Beaucoup d’esprits furent traversés par le doute. Le doute avait obsédé plus d’un, avant le procès ; l’unanime sentence l’avait chassé. Il revenait. Presque tous s’en tairont ; telle était la terreur, même chez les meilleurs, de paraître nier l’infaillibilité des juges, et tant la pitié elle-même était devenue suspecte. Mais cet « impondérable » qui fait la confiance[1] est à jamais évanoui ; la certitude ne se commande pas ; il n’est au pouvoir de personne de la prescrire aux consciences troublées ; plus rien désormais n’en chassera le doute.
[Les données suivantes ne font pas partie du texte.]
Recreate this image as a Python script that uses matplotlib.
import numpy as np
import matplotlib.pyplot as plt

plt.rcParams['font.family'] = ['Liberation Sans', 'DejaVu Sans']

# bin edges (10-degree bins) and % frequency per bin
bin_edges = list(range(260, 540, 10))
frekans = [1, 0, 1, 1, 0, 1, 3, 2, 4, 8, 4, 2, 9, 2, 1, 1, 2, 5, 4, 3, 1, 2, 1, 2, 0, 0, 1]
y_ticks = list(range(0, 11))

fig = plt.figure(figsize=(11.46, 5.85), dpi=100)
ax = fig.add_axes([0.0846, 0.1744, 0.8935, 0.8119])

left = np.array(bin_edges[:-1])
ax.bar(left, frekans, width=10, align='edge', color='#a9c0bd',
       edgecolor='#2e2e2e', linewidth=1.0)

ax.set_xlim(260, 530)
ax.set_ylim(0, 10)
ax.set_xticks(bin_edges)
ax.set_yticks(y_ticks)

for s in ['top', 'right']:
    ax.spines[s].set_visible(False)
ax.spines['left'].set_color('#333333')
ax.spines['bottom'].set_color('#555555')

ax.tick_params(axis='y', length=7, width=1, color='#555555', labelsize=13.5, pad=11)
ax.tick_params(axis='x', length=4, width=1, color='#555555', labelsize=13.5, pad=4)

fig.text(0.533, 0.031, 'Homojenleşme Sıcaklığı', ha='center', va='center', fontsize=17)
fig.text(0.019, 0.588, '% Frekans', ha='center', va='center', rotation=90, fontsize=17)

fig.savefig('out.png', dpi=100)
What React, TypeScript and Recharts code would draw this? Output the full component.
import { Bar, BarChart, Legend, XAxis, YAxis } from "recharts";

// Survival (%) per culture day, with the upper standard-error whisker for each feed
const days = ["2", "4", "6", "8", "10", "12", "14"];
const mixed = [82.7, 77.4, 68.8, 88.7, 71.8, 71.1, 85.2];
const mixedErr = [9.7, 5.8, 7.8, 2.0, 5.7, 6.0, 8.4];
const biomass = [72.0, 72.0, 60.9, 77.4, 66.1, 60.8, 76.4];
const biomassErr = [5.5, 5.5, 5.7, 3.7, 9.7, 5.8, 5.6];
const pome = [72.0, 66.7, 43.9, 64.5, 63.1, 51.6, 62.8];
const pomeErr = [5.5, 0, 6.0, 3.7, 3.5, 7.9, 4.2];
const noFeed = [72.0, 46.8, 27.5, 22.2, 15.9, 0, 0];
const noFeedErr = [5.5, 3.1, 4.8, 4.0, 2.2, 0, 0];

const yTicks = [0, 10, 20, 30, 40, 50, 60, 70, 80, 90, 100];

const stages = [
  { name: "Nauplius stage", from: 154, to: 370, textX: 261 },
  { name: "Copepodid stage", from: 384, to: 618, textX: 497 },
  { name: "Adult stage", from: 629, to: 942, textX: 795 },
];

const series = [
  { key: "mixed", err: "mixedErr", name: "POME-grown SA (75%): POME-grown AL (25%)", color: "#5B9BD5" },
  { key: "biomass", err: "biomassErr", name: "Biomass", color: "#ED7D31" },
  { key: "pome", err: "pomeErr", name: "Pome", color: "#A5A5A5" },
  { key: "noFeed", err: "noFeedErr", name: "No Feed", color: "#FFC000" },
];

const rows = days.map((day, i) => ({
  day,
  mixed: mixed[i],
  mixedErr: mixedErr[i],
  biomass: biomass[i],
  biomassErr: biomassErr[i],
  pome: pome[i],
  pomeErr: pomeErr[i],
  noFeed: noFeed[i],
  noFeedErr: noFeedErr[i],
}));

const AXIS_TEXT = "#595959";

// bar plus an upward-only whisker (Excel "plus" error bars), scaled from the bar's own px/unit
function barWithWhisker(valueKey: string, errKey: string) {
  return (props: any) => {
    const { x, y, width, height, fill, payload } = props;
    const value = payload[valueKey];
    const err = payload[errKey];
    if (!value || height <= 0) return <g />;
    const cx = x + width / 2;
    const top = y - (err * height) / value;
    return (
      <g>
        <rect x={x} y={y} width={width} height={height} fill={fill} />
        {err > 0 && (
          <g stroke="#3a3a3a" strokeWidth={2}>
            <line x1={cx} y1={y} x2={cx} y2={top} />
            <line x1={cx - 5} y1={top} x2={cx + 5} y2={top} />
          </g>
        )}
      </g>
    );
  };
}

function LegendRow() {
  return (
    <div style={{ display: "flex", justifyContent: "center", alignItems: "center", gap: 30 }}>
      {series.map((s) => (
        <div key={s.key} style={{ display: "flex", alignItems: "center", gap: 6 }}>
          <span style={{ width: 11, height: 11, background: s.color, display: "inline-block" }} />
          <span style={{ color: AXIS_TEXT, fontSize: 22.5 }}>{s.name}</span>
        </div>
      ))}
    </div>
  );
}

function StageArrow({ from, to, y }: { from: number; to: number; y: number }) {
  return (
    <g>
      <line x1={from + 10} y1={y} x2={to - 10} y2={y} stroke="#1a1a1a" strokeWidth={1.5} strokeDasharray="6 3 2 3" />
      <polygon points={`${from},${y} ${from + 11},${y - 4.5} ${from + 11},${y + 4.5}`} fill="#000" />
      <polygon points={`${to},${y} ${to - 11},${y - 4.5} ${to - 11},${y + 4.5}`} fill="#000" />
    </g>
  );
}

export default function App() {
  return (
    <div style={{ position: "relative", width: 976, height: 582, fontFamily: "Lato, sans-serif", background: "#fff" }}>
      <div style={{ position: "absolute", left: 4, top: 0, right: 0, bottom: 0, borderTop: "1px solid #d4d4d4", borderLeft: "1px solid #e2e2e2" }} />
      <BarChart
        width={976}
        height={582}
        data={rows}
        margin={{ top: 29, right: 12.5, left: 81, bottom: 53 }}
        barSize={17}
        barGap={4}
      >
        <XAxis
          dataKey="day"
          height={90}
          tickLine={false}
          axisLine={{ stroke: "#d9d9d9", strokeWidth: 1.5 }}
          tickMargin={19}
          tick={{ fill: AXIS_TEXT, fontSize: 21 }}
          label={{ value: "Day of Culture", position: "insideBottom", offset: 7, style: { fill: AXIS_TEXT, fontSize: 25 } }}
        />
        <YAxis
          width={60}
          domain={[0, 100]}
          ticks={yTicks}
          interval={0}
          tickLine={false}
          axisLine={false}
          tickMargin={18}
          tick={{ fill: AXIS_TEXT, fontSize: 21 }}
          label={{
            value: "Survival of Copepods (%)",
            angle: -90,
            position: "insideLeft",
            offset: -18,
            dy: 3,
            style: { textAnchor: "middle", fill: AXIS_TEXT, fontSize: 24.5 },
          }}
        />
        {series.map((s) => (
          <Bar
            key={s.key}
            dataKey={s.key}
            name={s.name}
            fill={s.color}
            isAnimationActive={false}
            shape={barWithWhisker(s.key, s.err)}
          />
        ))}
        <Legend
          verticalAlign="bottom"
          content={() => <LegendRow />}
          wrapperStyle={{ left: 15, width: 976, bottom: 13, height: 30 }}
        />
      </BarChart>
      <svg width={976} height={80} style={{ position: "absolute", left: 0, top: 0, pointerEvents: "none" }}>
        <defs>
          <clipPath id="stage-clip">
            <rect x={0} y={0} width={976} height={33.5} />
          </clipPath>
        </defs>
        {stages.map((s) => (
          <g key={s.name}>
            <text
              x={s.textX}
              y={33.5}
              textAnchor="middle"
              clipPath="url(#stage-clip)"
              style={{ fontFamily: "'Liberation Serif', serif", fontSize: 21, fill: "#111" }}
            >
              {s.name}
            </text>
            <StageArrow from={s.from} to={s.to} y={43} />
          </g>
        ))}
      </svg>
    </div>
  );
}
Eux-mêmes, ils s’efforceront de s’en délivrer, parce que cette pensée eût rendu la vie intolérable, et aussi par impuissance de percer le mystère du huis clos. Ils l’endormiront, mais ils ne s’en délivreront pas[2].

« Innocent, ou surprenant comédien ? » Mais comment choisir, décider ? Nul ne l’osa d’entre ceux que n’aveuglaient ni la haine ni l’intérêt. Et nul ne le pouvait. Forte est la sensation personnelle, physique, de l’innocence ; mais trop forte encore la croyance que les juges n’ont pas condamné sans preuves formelles. L’idée

  1. Avenir militaire, article cité.
  2. Parmi ceux qui, en des conversations privées, exprimèrent le doute dont ils avaient été assaillis, je puis nommer F. de Rodays, directeur du Figaro, Marinoni, directeur du Petit Journal, Jean Dupuy, directeur du Petit Parisien, Victor Simond, directeur du Radical, le chroniqueur judiciaire Bataille. Un riche industriel, blasé, amateur de spectacles violents, Albert Menier, revint malade de la parade d’exécution.